Australia’s dollar was within 0.4 percent of a nine-month high against the yen before a central bank meeting tomorrow where policy makers are expected to keep the highest interest rates among major developed economies.
New Zealand’s dollar rose against most of its 16 major peers before U.S. data this week which economists expect to show services industries expanded and employers increased payrolls. Demand for the so-called kiwi was limited amid speculation recent gains have been excessive.
“There’s a good chance the RBA removes its conditional easing bias and moves to a neutral bias,” said Joseph Capurso, a currency strategist in Sydney at Commonwealth Bank of Australia. “Some of the mining-related data has been very, very strong and the downside risk to Europe has eased considerably as well. Aussie could get a bit of a kick along.”
Australia’s dollar fetched 87.71 yen as of 10:39 a.m. in Sydney from 87.80 on March 2, when it touched 88.01, the highest since May 11. The currency was little changed at $1.0737 from $1.0733 on March 2. New Zealand’s dollar was at 67.80 yen from 67.83, and bought 83 U.S. cents from 82.91.
RBA policy makers will keep the overnight cash rate target at 4.25 percent, according to all 24 economists surveyed by Bloomberg News.
Traders expect Australia’s central bank to reduce borrowing costs by 40 basis points within a year, according a Credit Suisse AG index based on swaps. That compares with 104 basis points in cuts predicted on Feb. 1.
In the U.S., the Institute for Supply Management’s non- manufacturing index probably fell to 56.2 last month from 56.8 in January, the highest since March 2011, according to economists surveyed by Bloomberg before the data today. A reading above 50 indicates expansion.
Payrolls probably increased by 210,000 last month after rising 243,000 in January, according to economists in a separate Bloomberg poll.
The payrolls number is “going to be a solid number,” CBA’s Capurso said. “That will probably be supportive of the Aussie.”
The kiwi-dollar’s 14-day relative strength index against the yen was at 73 on March 2, above the 70 level that some traders see as a sign that an asset may be about to reverse direction. The Aussie’s 14-day RSI against the yen was at 78.

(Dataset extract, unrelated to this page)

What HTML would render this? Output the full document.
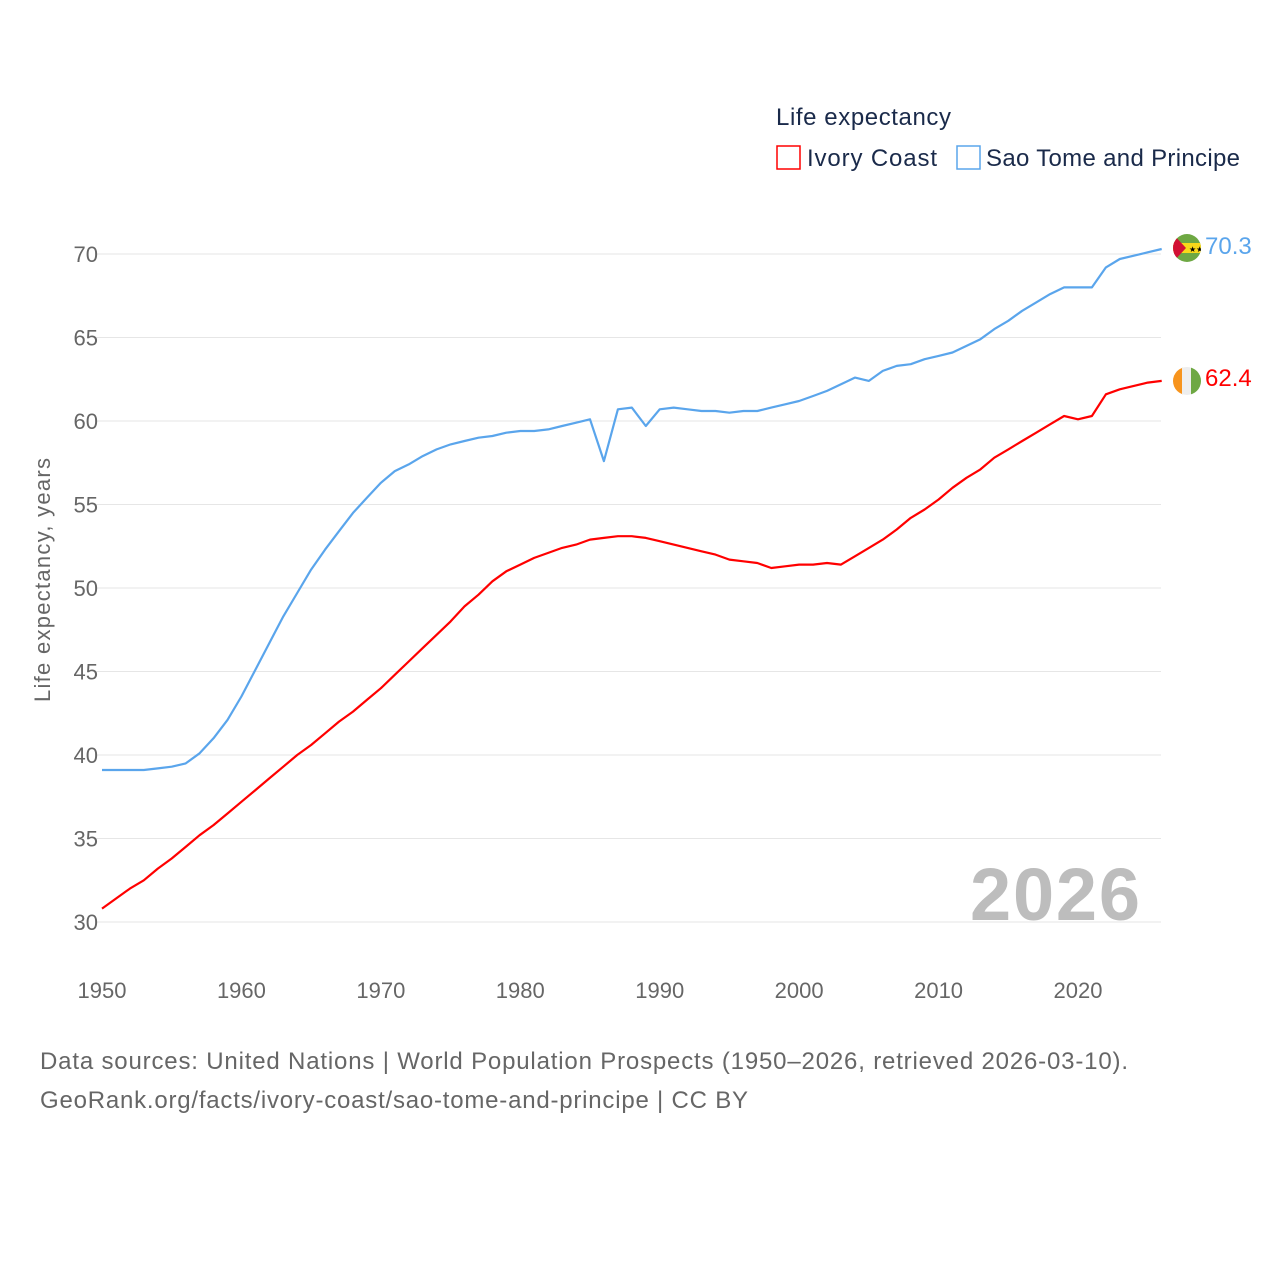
<!DOCTYPE html>
<html><head><meta charset="utf-8"><style>
body{margin:0;background:#fff;font-family:"Liberation Sans",sans-serif}
svg text{font-family:"Liberation Sans",sans-serif}
</style></head><body>
<svg width="1280" height="1280" id="chart">
<text x="776" y="125" font-size="24" fill="#1a2a4a" textLength="175">Life expectancy</text>
<g><rect x="777" y="146" width="23" height="23" fill="none" stroke="#f00" stroke-width="1.5"/><text x="807" y="166" font-size="24" fill="#1a2a4a" textLength="130">Ivory Coast</text></g>
<g><rect x="957" y="146" width="23" height="23" fill="none" stroke="#5aa5ec" stroke-width="1.5"/><text x="986" y="166" font-size="24" fill="#1a2a4a" textLength="254">Sao Tome and Principe</text></g>
<g id="grid"></g><g id="yticks"></g><g id="xticks"></g>
<text transform="translate(50,580) rotate(-90)" text-anchor="middle" font-size="22" fill="#666" textLength="244">Life expectancy, years</text>
<text x="1140" y="920" text-anchor="end" font-size="74" font-weight="bold" fill="#bdbdbd" textLength="170">2026</text>
<g id="lines"></g>
<g><clipPath id="c1"><circle cx="1187" cy="248" r="14"/></clipPath><g clip-path="url(#c1)"><rect x="1173" y="234" width="28" height="28" fill="#6ea843"/><rect x="1173" y="243" width="28" height="10" fill="#f8d81a"/><polygon points="1173,234 1186,248 1173,262" fill="#d21034"/><text x="1189" y="252" font-size="8" fill="#000">★★</text></g></g>
<g><clipPath id="c2"><circle cx="1187" cy="381" r="14"/></clipPath><g clip-path="url(#c2)"><rect x="1173" y="367" width="10" height="28" fill="#f7941d"/><rect x="1182" y="367" width="10" height="28" fill="#eee"/><rect x="1191" y="367" width="10" height="28" fill="#6ea843"/></g></g>
<text x="1205" y="254" font-size="24" fill="#5aa5ec">70.3</text>
<text x="1205" y="386" font-size="24" fill="#f00">62.4</text>
<text x="40" y="1069" font-size="24" fill="#666" textLength="1088">Data sources: United Nations | World Population Prospects (1950–2026, retrieved 2026-03-10).</text>
<text x="40" y="1108" font-size="24" fill="#666" textLength="708">GeoRank.org/facts/ivory-coast/sao-tome-and-principe | CC BY</text>
</svg>
<script>
const years=[];for(let y=1950;y<=2026;y++)years.push(y);
const saoTome=[39.1,39.1,39.1,39.1,39.2,39.3,39.5,40.1,41.0,42.1,43.5,45.1,46.7,48.3,49.7,51.1,52.3,53.4,54.5,55.4,56.3,57.0,57.4,57.9,58.3,58.6,58.8,59.0,59.1,59.3,59.4,59.4,59.5,59.7,59.9,60.1,57.6,60.7,60.8,59.7,60.7,60.8,60.7,60.6,60.6,60.5,60.6,60.6,60.8,61.0,61.2,61.5,61.8,62.2,62.6,62.4,63.0,63.3,63.4,63.7,63.9,64.1,64.5,64.9,65.5,66.0,66.6,67.1,67.6,68.0,68.0,68.0,69.2,69.7,69.9,70.1,70.3];
const ivoryCoast=[30.8,31.4,32.0,32.5,33.2,33.8,34.5,35.2,35.8,36.5,37.2,37.9,38.6,39.3,40.0,40.6,41.3,42.0,42.6,43.3,44.0,44.8,45.6,46.4,47.2,48.0,48.9,49.6,50.4,51.0,51.4,51.8,52.1,52.4,52.6,52.9,53.0,53.1,53.1,53.0,52.8,52.6,52.4,52.2,52.0,51.7,51.6,51.5,51.2,51.3,51.4,51.4,51.5,51.4,51.9,52.4,52.9,53.5,54.2,54.7,55.3,56.0,56.6,57.1,57.8,58.3,58.8,59.3,59.8,60.3,60.1,60.3,61.6,61.9,62.1,62.3,62.4];
const yTicks=[30,35,40,45,50,55,60,65,70];
const xTicks=[1950,1960,1970,1980,1990,2000,2010,2020];
const X=y=>102+(y-1950)*(1078-102)/70;
const Y=v=>922-(v-30)*(668/40);
const NS='http://www.w3.org/2000/svg';
function mk(t,a,p){const e=document.createElementNS(NS,t);for(const k in a)e.setAttribute(k,a[k]);p.appendChild(e);return e;}
const g=document.getElementById('grid'),yt=document.getElementById('yticks'),xt=document.getElementById('xticks'),ln=document.getElementById('lines');
yTicks.forEach(v=>{
 const l=mk('line',{x1:95,x2:1161,y1:Y(v),y2:Y(v),stroke:'#e6e6e6','stroke-width':1},g);
 
 
 const t=mk('text',{x:98,y:Y(v)+8,'text-anchor':'end','font-size':22,fill:'#666'},yt);t.textContent=v;
 
 
});
xTicks.forEach(v=>{
 const t=mk('text',{x:X(v),y:998,'text-anchor':'middle','font-size':22,fill:'#666'},xt);t.textContent=v;
 
 
});
function line(d,c,n){
 const p=mk('path',{d:d.map((v,i)=>(i?'L':'M')+X(years[i]).toFixed(1)+','+Y(v).toFixed(1)).join(''),fill:'none',stroke:c,'stroke-width':2.2,'stroke-linejoin':'round'},ln);
 
 
}
line(saoTome,'#5aa5ec','line-sao-tome');
line(ivoryCoast,'#f00','line-ivory-coast');
</script>
</body></html>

The Aussie dollar “remains overvalued on the basis of fundamental relationships with Australia’s terms of trade and interest rates,” Mike Jones a foreign-exchange strategist at Bank of New Zealand in Wellington, wrote in a research note today. The Aussie’s “close below $1.0710 would pave the way for a move back to $1.06 and below. We still favor a gradual decline to $1.01 by year-end.”